Diplomatic ties between the two countries were severed 19 years ago following US allegations that Libya was involved in supporting terrorist groups. In 1986, the US froze Libya's assets and imposed a trade embargo on it. In the same year, former US President Ronald Reagan ordered US aircraft to bomb several targets in Tripoli and Benghazi, including the residence of Libya's revolutionary leader Muammar Gaddafi in Tripoli. Fourty civilians, including Gaddafi's adopted daughter were killed in the US bombing. Reagan claimed Tripoli was behind the bombing of a West Berlin discotheque frequented by American servicemen, a charge which was later proved false.
Relations with Washington only got worse after the US accused Libya of bombing PanAm flight 103 over Lockerbie, Scotland in 1988, killing 270 people. The United States pushed the Security Council in April 1992 to impose an air and arms embargo on Tripoli. Following a South African-Saudi initiative and efforts by African and Arab leaders, UN sanctions were suspended a year ago after Libya agreed to hand over for trial in the Netherlands two Libyans whom the US named as suspects in the PanAm bombing.
Despite the fact that the suspension of sanctions led to the resumption of relations between Libya and several European countries, including America's closest ally, Britain, no high-level official contacts took place between Washington and Tripoli.
Nevertheless, there were signs that the United States was examining the possibility or reopening dialogue with Gaddafi who topped Washington's list of most reviled leaders for decades. Former US State Department Deputy Secretary Herman Cohen made an informal visit to Tripoli last year, and US officials took part in a meeting with Libyan diplomats, UN Secretary General Kofi Annan and British diplomats, following their hand over of the two Libyan suspects in April last year.

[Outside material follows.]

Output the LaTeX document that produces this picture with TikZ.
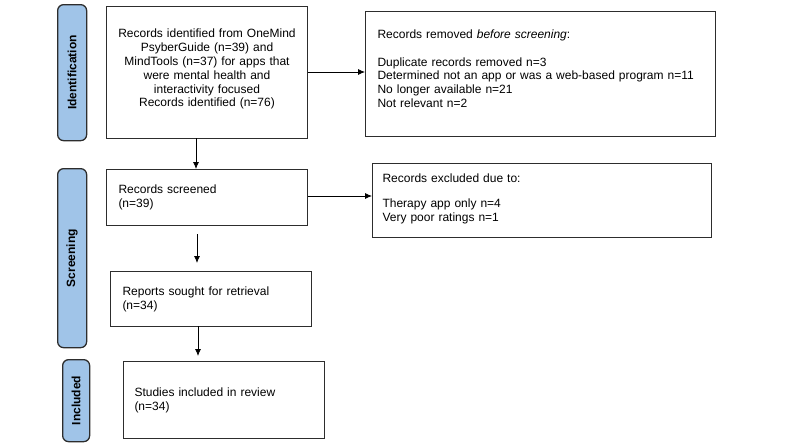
\documentclass[tikz,border=0pt]{standalone}
\usepackage{fontspec}
\setmainfont{Liberation Sans}
\usetikzlibrary{arrows.meta,calc}
\definecolor{labelblue}{RGB}{160,196,232}
\definecolor{edge}{RGB}{45,45,45}
\tikzset{
  box/.style={draw=edge, line width=1pt, anchor=north west, inner ysep=0pt,
    font=\fontsize{12}{13.8}\selectfont},
  stage/.style={draw=edge, line width=1.3pt, fill=labelblue, rounded corners=6pt,
    anchor=north west, inner sep=0pt},
  stagetext/.style={rotate=90, font=\fontsize{12}{14}\selectfont\bfseries},
  conn/.style={draw=black, line width=0.8pt, -{Latex[length=7pt,width=6pt]}}
}
\begin{document}
\begin{tikzpicture}[x=1pt,y=-1pt]
\useasboundingbox (0,0) rectangle (800,447);
% stage labels
\node[stage, minimum width=29pt, minimum height=136pt] (sid) at (57,4) {};
\node[stagetext] at (sid.center) {Identification};
\node[stage, minimum width=29pt, minimum height=179pt] (ssc) at (57,168) {};
\node[stagetext] at (ssc.center) {Screening};
\node[stage, minimum width=27pt, minimum height=82pt] (sin) at (62,359) {};
\node[stagetext] at (sin.center) {Included};
% boxes
\node[box, inner xsep=0pt, text width=201pt, minimum height=132pt, align=center] (b1) at (106,6)
 {Records identified from OneMind\\ PsyberGuide (n=39) and\\ MindTools (n=37) for apps that\\ were mental health and\\ interactivity focused\\ Records identified (n=76)\rule[-9pt]{0pt}{9pt}};
\node[box, inner xsep=12pt, text width=326pt, minimum height=125pt, align=left] (b2) at (365,11)
 {Records removed \textit{before screening}:\\[14pt]
  Duplicate records removed n=3\\
  Determined not an app or was a web-based program n=11\\
  No longer available n=21\\
  Not relevant n=2\rule[-11pt]{0pt}{11pt}};
\node[box, inner xsep=12pt, text width=177pt, minimum height=56pt, align=left] (b3) at (106,169)
 {Records screened\\ (n=39)};
\node[box, inner xsep=10pt, text width=319pt, minimum height=74pt, align=left] (b4) at (372,163)
 {Records excluded due to:\\[11pt] Therapy app only n=4\\ Very poor ratings n=1\rule[-6pt]{0pt}{6pt}};
\node[box, inner xsep=12pt, text width=177pt, minimum height=55pt, align=left] (b5) at (110,271)
 {Reports sought for retrieval\\ (n=34)};
\node[box, inner xsep=11pt, text width=179pt, minimum height=77pt, align=left] (b6) at (123,361)
 {Studies included in review\\ (n=34)};
% connectors
\draw[conn] (b1.east |- 0,72) -- (b2.west |- 0,72);
\draw[conn] (196,138) -- (196,169);
\draw[conn] (b3.east |- 0,196) -- (b4.west |- 0,196);
\draw[conn, shorten <=9pt, shorten >=8pt] (197,225) -- (197,271);
\draw[conn, shorten >=5pt] (198,326) -- (198,361);
\end{tikzpicture}
\end{document}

Libya, meanwhile, welcomed the low-level visit by the US diplomats. According to Hassan Chaouch, deputy minister for foreign affairs and international cooperation, the visit shows that a "negative chapter in relations is over," and "it is possible to build on [the visit] for a resumption of relations between Libya and America."
The visit of the US officials also coincided with a report in the London-based Saudi daily, Asharq Al-Awsat, quoting Libyan sources as saying that more members of the radical Palestinian group, the Revolutionary Fateh led by Abu Nidal, were deported from Tripoli.

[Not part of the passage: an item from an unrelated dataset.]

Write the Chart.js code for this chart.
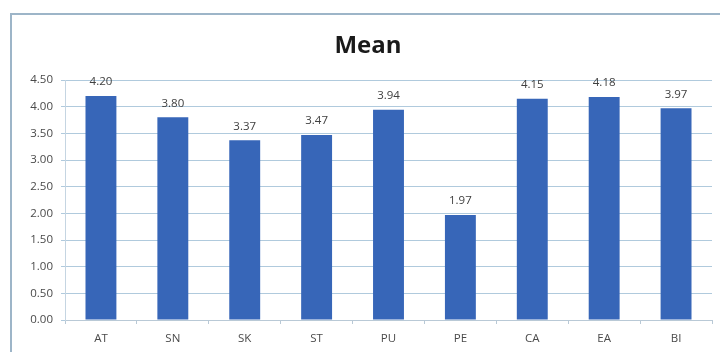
<!DOCTYPE html>
<html>
<head>
<meta charset="utf-8">
<script src="https://cdn.jsdelivr.net/npm/chart.js@4"></script>
<style>
  html, body { margin: 0; padding: 0; background: #fff; }
  #wrap { position: relative; width: 720px; height: 352px; overflow: hidden; }
  #frame { position: absolute; left: 10px; top: 13px; width: 760px; height: 400px;
           border-left: 2px solid #9db5c8; border-top: 2px solid #9db5c8; }
  canvas { position: absolute; left: 0; top: 0; }
</style>
</head>
<body>
<div id="wrap">
  <div id="frame"></div>
  <canvas id="c" width="720" height="352"></canvas>
</div>
<script>
// Scale dimensions and their mean scores
const chartTitle = 'Mean';
const categories = ['AT', 'SN', 'SK', 'ST', 'PU', 'PE', 'CA', 'EA', 'BI'];
const meanValues = [4.20, 3.80, 3.37, 3.47, 3.94, 1.97, 4.15, 4.18, 3.97];
const yTicks = [0, 0.5, 1, 1.5, 2, 2.5, 3, 3.5, 4, 4.5];

const FONT = '"Open Sans", Lato, sans-serif';

// Heading drawn above the plot, slightly right of the canvas centre
const heading = {
  id: 'heading',
  afterDraw(chart) {
    const ctx = chart.ctx;
    ctx.save();
    ctx.font = 'bold 24px ' + FONT;
    ctx.fillStyle = '#1a1a1a';
    ctx.textAlign = 'center';
    ctx.textBaseline = 'alphabetic';
    ctx.fillText(chartTitle, 368, 53);
    ctx.restore();
  }
};

// Writes each bar's value just above its top
const valueLabels = {
  id: 'valueLabels',
  afterDatasetsDraw(chart) {
    const ctx = chart.ctx;
    const meta = chart.getDatasetMeta(0);
    ctx.save();
    ctx.font = '11.5px ' + FONT;
    ctx.fillStyle = '#404040';
    ctx.textAlign = 'center';
    ctx.textBaseline = 'middle';
    meta.data.forEach((bar, i) => {
      ctx.fillText(meanValues[i].toFixed(2), bar.x, bar.y - 14);
    });
    ctx.restore();
  }
};

new Chart(document.getElementById('c'), {
  type: 'bar',
  data: {
    labels: categories,
    datasets: [{
      label: chartTitle,
      data: meanValues,
      backgroundColor: '#3766b8',
      borderWidth: 0,
      barPercentage: 0.43,
      categoryPercentage: 1.0
    }]
  },
  options: {
    responsive: false,
    animation: false,
    layout: { padding: { left: 10, right: 8, top: 80, bottom: 0 } },
    plugins: {
      legend: { display: false },
      tooltip: { enabled: false },
      title: { display: false }
    },
    scales: {
      x: {
        offset: true,
        grid: {
          display: true,
          drawOnChartArea: false,
          drawTicks: true,
          tickLength: 4,
          color: '#b9c9d6',
          offset: true
        },
        border: { display: true, color: '#b9c9d6', width: 1 },
        ticks: {
          color: '#4a4a4a',
          font: { family: FONT, size: 11.5 },
          padding: 8
        },
        afterFit(scale) { scale.height = 32; }
      },
      y: {
        min: 0,
        max: 4.5,
        afterBuildTicks(scale) { scale.ticks = yTicks.map(v => ({ value: v })); },
        grid: {
          color: '#b0cadd',
          lineWidth: 1,
          drawTicks: true,
          tickLength: 4
        },
        border: { display: true, color: '#c5d5e2', width: 1 },
        ticks: {
          color: '#4a4a4a',
          font: { family: FONT, size: 11.5 },
          padding: 8,
          callback: v => Number(v).toFixed(2)
        },
        afterFit(scale) { scale.width = 55; }
      }
    }
  },
  plugins: [valueLabels, heading]
});
</script>
</body>
</html>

Whether true or not, the report reflected Gaddafi's new policy of distancing himself from radical organisations. His relations with such groups led the US to accuse Tripoli of sponsoring terrorism. Meanwhile, news reports in the United States also noted that members of the US administration appreciated Gaddafi's recent effort to broker peaceful settlements for several conflicts in the African continent, particularly the war in the Democratic Republic of Congo.
Chaouch denied that Libya supported terrorism. "All we did was to help freedom fighters in Africa and the Middle East whose leaders were later received in the White House," he said referring to former South African President Nelson Mandela and Palestinian President Yasser Arafat.
However, according to analysts, the economic dimension was one of the main reasons for the recent US change of heart towards Libya.
Since the suspension of UN sanctions, Libya has moved fast towards trying to entice more foreign investment in its oil sector. In return, European businessmen have poured into Libya and European oil firms forged ahead in Libyan energy ventures leaving US companies in the cold. US groups that lobby for the lifting of American sanctions on Libya are reported to be eager to compete with their European counterparts. According to this theory, analysts believe that Congress will soon lighten unilateral sanctions and cancel the legislation that penalises foreign companies making new investments of more than $40 million a year in Libya's oil sector.